Given a starting point $t$ I want to figure out how long time $\Delta t$ it takes before the body has completed one revolution around the origin in it's orbital plane.
To make this clear: $f(t)$ is a numeric function, the interpolated solution of a differential equation. I cannot manipulate its analytic form.
(So far I've tried to apply techniques related to the winding number, as well as trying to use the fact $cos(\theta)=\frac{\mathbf{v_1}\mathbf{v_2}}{v_1 v_2}$ but I haven't succeeded.)
 A: If you pick a plane $P$, you can express $(x,y,z)$ as a vector $u$ within that plane, plus a vector $v$ perpendicular to that plane.
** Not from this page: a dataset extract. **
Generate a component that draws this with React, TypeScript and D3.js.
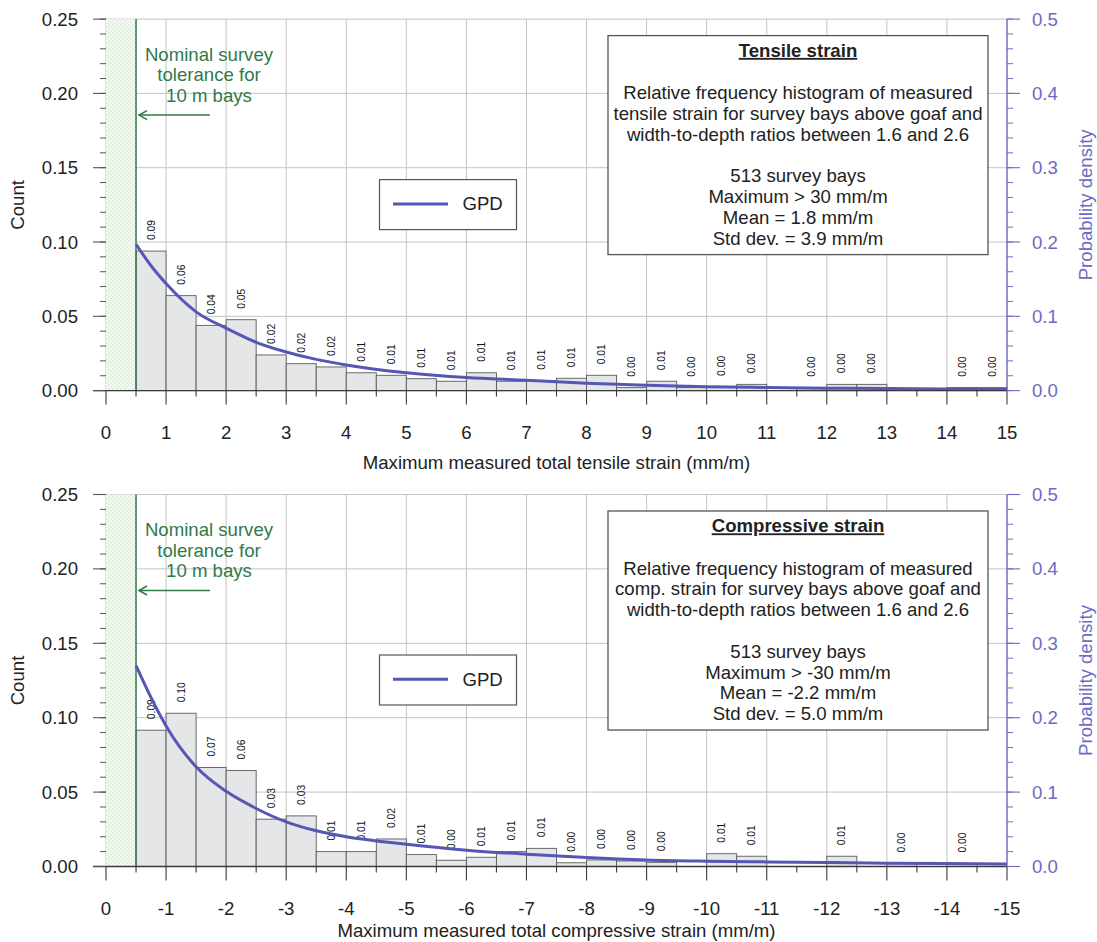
import React from "react";
import * as d3 from "d3";

// ---------- data ----------
const tensileBinStart = [0.5, 1, 1.5, 2, 2.5, 3, 3.5, 4, 4.5, 5, 5.5, 6, 6.5, 7, 7.5, 8, 8.5, 9, 9.5, 10, 10.5, 11, 11.5, 12, 12.5, 13, 13.5, 14, 14.5];
const tensileFrequency = [0.0939, 0.0639, 0.0439, 0.0477, 0.024, 0.0181, 0.0159, 0.012, 0.0103, 0.008, 0.0063, 0.012, 0.0063, 0.0067, 0.0083, 0.0103, 0.002, 0.0063, 0.002, 0.0025, 0.0042, 0, 0.002, 0.0042, 0.0042, 0, 0, 0.002, 0.002];

const compressiveBinStart = [-0.5, -1, -1.5, -2, -2.5, -3, -3.5, -4, -4.5, -5, -5.5, -6, -6.5, -7, -7.5, -8, -8.5, -9, -9.5, -10, -10.5, -11, -11.5, -12, -12.5, -13, -13.5, -14, -14.5];
const compressiveFrequency = [0.0916, 0.103, 0.0665, 0.0645, 0.0318, 0.034, 0.01, 0.01, 0.0185, 0.008, 0.0042, 0.0062, 0.01, 0.0122, 0.0025, 0.0044, 0.0037, 0.0028, 0, 0.0086, 0.0069, 0, 0, 0.0069, 0, 0.002, 0, 0.002, 0];

const tensileGpdStrain = [0.5, 0.75, 1, 1.5, 2, 2.5, 3, 3.5, 4, 5, 6, 7, 8, 9, 10, 11, 12, 13, 14, 15];
const tensileGpdDensity = [0.197, 0.168, 0.144, 0.106, 0.084, 0.065, 0.052, 0.042, 0.0345, 0.024, 0.0175, 0.014, 0.01, 0.0073, 0.0053, 0.0042, 0.0033, 0.0027, 0.0022, 0.0018];

const compressiveGpdStrain = [-0.5, -0.75, -1, -1.5, -2, -2.5, -3, -3.5, -4, -5, -6, -7, -8, -9, -10, -11, -12, -13, -14, -15];
const compressiveGpdDensity = [0.27, 0.227, 0.189, 0.134, 0.101, 0.078, 0.06, 0.048, 0.04, 0.03, 0.022, 0.0165, 0.012, 0.0088, 0.0072, 0.0062, 0.0053, 0.0045, 0.0039, 0.0034];

const tensileTickLabels = ["0", "1", "2", "3", "4", "5", "6", "7", "8", "9", "10", "11", "12", "13", "14", "15"];
const compressiveTickLabels = ["0", "-1", "-2", "-3", "-4", "-5", "-6", "-7", "-8", "-9", "-10", "-11", "-12", "-13", "-14", "-15"];
const countTickLabels = ["0.00", "0.05", "0.10", "0.15", "0.20", "0.25"];
const densityTickLabels = ["0.0", "0.1", "0.2", "0.3", "0.4", "0.5"];

const toleranceStrain = 0.5;

const tensileBoxTitle = "Tensile strain";
const tensileBoxLines = [
  "Relative frequency histogram of measured",
  "tensile strain for survey bays above goaf and",
  "width-to-depth ratios between 1.6 and 2.6",
];
const tensileStats = ["513 survey bays", "Maximum > 30 mm/m", "Mean = 1.8 mm/m", "Std dev. = 3.9 mm/m"];

const compressiveBoxTitle = "Compressive strain";
const compressiveBoxLines = [
  "Relative frequency histogram of measured",
  "comp. strain for survey bays above goaf and",
  "width-to-depth ratios between 1.6 and 2.6",
];
const compressiveStats = ["513 survey bays", "Maximum > -30 mm/m", "Mean = -2.2 mm/m", "Std dev. = 5.0 mm/m"];

const toleranceLines = ["Nominal survey", "tolerance for", "10 m bays"];

// ---------- style ----------
const FONT = "'Liberation Sans', Arial, Helvetica, sans-serif";
const FS = 18.6;
const GRID = "#c4c4c4";
const AXIS = "#3a3a3a";
const CURVE = "#5656b4";
const RIGHT = "#6b6bc4";
const GREEN = "#2f7a4a";
const BAR_FILL = "#e5e6e8";
const BAR_STROKE = "#5a5a5a";

const X_LEFT = 106;
const X_RIGHT = 1007;

type PanelProps = {
  top: number;
  y0: number;
  binStart: number[];
  freq: number[];
  gpdX: number[];
  gpdY: number[];
  tickLabels: string[];
  xTitle: string;
  titleOffset: number;
  boxTitle: string;
  boxLines: string[];
  stats: string[];
};

function Panel(p: PanelProps) {
  const last = Number(p.tickLabels[p.tickLabels.length - 1]);
  const sign = Math.sign(last);
  const x = d3.scaleLinear().domain([0, last]).range([X_LEFT, X_RIGHT]);
  const yC = d3.scaleLinear().domain([0, 0.25]).range([p.y0, p.top]);
  const yD = d3.scaleLinear().domain([0, 0.5]).range([p.y0, p.top]);
  const binW = 0.5 * sign;

  const line = d3
    .line<number>()
    .x((_, i) => x(p.gpdX[i]))
    .y((d) => yD(d))
    .curve(d3.curveMonotoneX);

  const minorX = d3.range(0.5, Math.abs(last), 1).map((v) => v * sign);
  const minorC = d3.range(0, 0.2501, 0.01);
  const minorD = d3.range(0, 0.5001, 0.02);

  const tolX = x(toleranceStrain * sign);
  const T = p.top;

  const boxL = 608;
  const boxR = 988;
  const boxCx = (boxL + boxR) / 2;

  return (
    <g>
      {/* grid */}
      {p.tickLabels.map((t) => (
        <line key={"gx" + t} x1={x(Number(t))} x2={x(Number(t))} y1={p.top} y2={p.y0} stroke={GRID} strokeWidth={1} />
      ))}
      {countTickLabels.map((t) => (
        <line key={"gy" + t} x1={X_LEFT} x2={X_RIGHT} y1={yC(Number(t))} y2={yC(Number(t))} stroke={GRID} strokeWidth={1} />
      ))}

      {/* tolerance band */}
      <rect x={x(0)} y={p.top} width={tolX - x(0)} height={p.y0 - p.top} fill="url(#dotsPattern)" />

      {/* bars */}
      {p.freq.map((v, i) =>
        v > 0 ? (
          <rect
            key={"b" + i}
            x={x(p.binStart[i])}
            y={yC(v)}
            width={x(p.binStart[i] + binW) - x(p.binStart[i])}
            height={p.y0 - yC(v)}
            fill={BAR_FILL}
            stroke={BAR_STROKE}
            strokeWidth={0.9}
          />
        ) : null
      )}

      {/* tolerance line */}
      <line x1={tolX} x2={tolX} y1={p.top} y2={p.y0} stroke={GREEN} strokeWidth={1.5} />

      {/* bar labels */}
      {p.freq.map((v, i) => {
        if (v <= 0) return null;
        const cx = x(p.binStart[i] + binW / 2);
        const cy = yC(v) - 11;
        return (
          <text
            key={"l" + i}
            transform={`translate(${cx},${cy}) rotate(-90)`}
            dy="0.35em"
            fontSize={10.3}
            fontFamily={FONT}
            fill="#111"
          >
            {v.toFixed(2)}
          </text>
        );
      })}

      {/* GPD curve */}
      <path d={line(p.gpdY) || ""} fill="none" stroke={CURVE} strokeWidth={3} />

      {/* legend */}
      <rect x={379.5} y={T + 160.5} width={137} height={50} fill="#fff" stroke="#555" strokeWidth={1.2} />
      <line x1={393} x2={448} y1={T + 184.8} y2={T + 184.8} stroke={CURVE} strokeWidth={3} />
      <text x={462.5} y={T + 191} fontSize={FS} fontFamily={FONT} fill="#222">
        GPD
      </text>

      {/* info box */}
      <rect x={boxL} y={T + 16.5} width={boxR - boxL} height={219} fill="#fff" stroke="#555" strokeWidth={1.3} />
      <text x={boxCx} y={T + 37.8} textAnchor="middle" fontSize={FS} fontWeight="bold" fontFamily={FONT} fill="#222" textDecoration="underline">
        {p.boxTitle}
      </text>
      {p.boxLines.map((s, i) => (
        <text key={"bl" + i} x={boxCx} y={T + 80 + i * 20.8} textAnchor="middle" fontSize={FS} fontFamily={FONT} fill="#222">
          {s}
        </text>
      ))}
      {p.stats.map((s, i) => (
        <text key={"st" + i} x={boxCx} y={T + 163.2 + i * 20.8} textAnchor="middle" fontSize={FS} fontFamily={FONT} fill="#222">
          {s}
        </text>
      ))}

      {/* tolerance annotation */}
      {toleranceLines.map((s, i) => (
        <text key={"tl" + i} x={209} y={T + 41.5 + i * 20.6} textAnchor="middle" fontSize={FS} fontFamily={FONT} fill={GREEN}>
          {s}
        </text>
      ))}
      <line x1={210} x2={139} y1={T + 96} y2={T + 96} stroke={GREEN} strokeWidth={1.5} />
      <polyline
        points={`${147},${T + 91.5} ${139},${T + 96} ${147},${T + 100.5}`}
        fill="none"
        stroke={GREEN}
        strokeWidth={1.5}
      />

      {/* x axis */}
      <line x1={X_LEFT - 13} x2={X_RIGHT} y1={p.y0} y2={p.y0} stroke={AXIS} strokeWidth={1.3} />
      {p.tickLabels.map((t) => (
        <g key={"xt" + t}>
          <line x1={x(Number(t))} x2={x(Number(t))} y1={p.y0} y2={p.y0 + 14} stroke={AXIS} strokeWidth={1.1} />
          <text x={x(Number(t))} y={p.y0 + 48} textAnchor="middle" fontSize={FS} fontFamily={FONT} fill="#222">
            {t}
          </text>
        </g>
      ))}
      {minorX.map((v) => (
        <line key={"mx" + v} x1={x(v)} x2={x(v)} y1={p.y0} y2={p.y0 + 6} stroke={AXIS} strokeWidth={1.1} />
      ))}
      <text x={(X_LEFT + X_RIGHT) / 2} y={p.y0 + p.titleOffset} textAnchor="middle" fontSize={FS} fontFamily={FONT} fill="#222">
        {p.xTitle}
      </text>

      {/* left axis */}
      {minorC.map((v) => (
        <line key={"mc" + v.toFixed(2)} x1={X_LEFT - 6} x2={X_LEFT} y1={yC(v)} y2={yC(v)} stroke="#555" strokeWidth={1} />
      ))}
      {countTickLabels.map((t) => (
        <g key={"yt" + t}>
          <line x1={X_LEFT - 13} x2={X_LEFT} y1={yC(Number(t))} y2={yC(Number(t))} stroke="#555" strokeWidth={1.1} />
          <text x={78} y={yC(Number(t))} dy="0.35em" textAnchor="end" fontSize={FS} fontFamily={FONT} fill="#222">
            {t}
          </text>
        </g>
      ))}
      <text
        transform={`translate(17,${(p.top + p.y0) / 2}) rotate(-90)`}
        dy="0.35em"
        textAnchor="middle"
        fontSize={FS}
        fontFamily={FONT}
        fill="#222"
      >
        Count
      </text>

      {/* right axis */}
      <line x1={X_RIGHT} x2={X_RIGHT} y1={p.top} y2={p.y0} stroke={RIGHT} strokeWidth={1.3} />
      {minorD.map((v) => (
        <line key={"md" + v.toFixed(2)} x1={X_RIGHT} x2={X_RIGHT + 6} y1={yD(v)} y2={yD(v)} stroke={RIGHT} strokeWidth={1} />
      ))}
      {densityTickLabels.map((t) => (
        <g key={"dt" + t}>
          <line x1={X_RIGHT} x2={X_RIGHT + 13} y1={yD(Number(t))} y2={yD(Number(t))} stroke={RIGHT} strokeWidth={1.1} />
          <text x={1032} y={yD(Number(t))} dy="0.35em" fontSize={FS} fontFamily={FONT} fill={RIGHT}>
            {t}
          </text>
        </g>
      ))}
      <text
        transform={`translate(1085,${(p.top + p.y0) / 2}) rotate(-90)`}
        dy="0.35em"
        textAnchor="middle"
        fontSize={FS}
        fontFamily={FONT}
        fill={RIGHT}
      >
        Probability density
      </text>
    </g>
  );
}

export default function App() {
  return (
    <svg
      width={1097}
      height={942}
      viewBox="0 0 1097 942"
      style={{ position: "absolute", left: 0, top: 0, background: "#fff", display: "block" }}
    >
      <defs>
        <pattern id="dotsPattern" width={4} height={4} patternUnits="userSpaceOnUse">
          <rect width={4} height={4} fill="#f4faf3" />
          <circle cx={1} cy={1} r={0.7} fill="#c6e3c2" />
          <circle cx={3} cy={3} r={0.7} fill="#c6e3c2" />
        </pattern>
      </defs>
      <rect x={0} y={0} width={1097} height={942} fill="#fff" />
      <Panel
        top={19.1}
        y0={390.6}
        binStart={tensileBinStart}
        freq={tensileFrequency}
        gpdX={tensileGpdStrain}
        gpdY={tensileGpdDensity}
        tickLabels={tensileTickLabels}
        xTitle="Maximum measured total tensile strain (mm/m)"
        titleOffset={78}
        boxTitle={tensileBoxTitle}
        boxLines={tensileBoxLines}
        stats={tensileStats}
      />
      <Panel
        top={494.5}
        y0={866.5}
        binStart={compressiveBinStart}
        freq={compressiveFrequency}
        gpdX={compressiveGpdStrain}
        gpdY={compressiveGpdDensity}
        tickLabels={compressiveTickLabels}
        xTitle="Maximum measured total compressive strain (mm/m)"
        titleOffset={70.5}
        boxTitle={compressiveBoxTitle}
        boxLines={compressiveBoxLines}
        stats={compressiveStats}
      />
    </svg>
  );
}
You can than translate the vector within that plane to polar coordinates, with the angle of $f(t_0)$ being zero, and wait until the angle has reached $360^\circ$ degrees.
If you don't know which plane the orbit (approximately) lies in, you can re-compute the plane after each time step, always picking the plane the minimizes $\sum |v|^2$ or something like that.
A: If the perturbations are large, the orbit may not even be in one (approximate) plane.  Think of the Ulysses probe, which flew by Jupiter to make a major plane change out of the ecliptic.  In that case it is hard to define one circuit, but maybe the best is to take each short timestep $\Delta t$, calculate the angle traversed as $\frac {v_t}r\Delta t$ (where $v_t$ is the tangential velocity around the origin) and add them up until you reach $2\pi$, calling that one circuit.  This will work fine even if the orbit is (approximately) in one plane.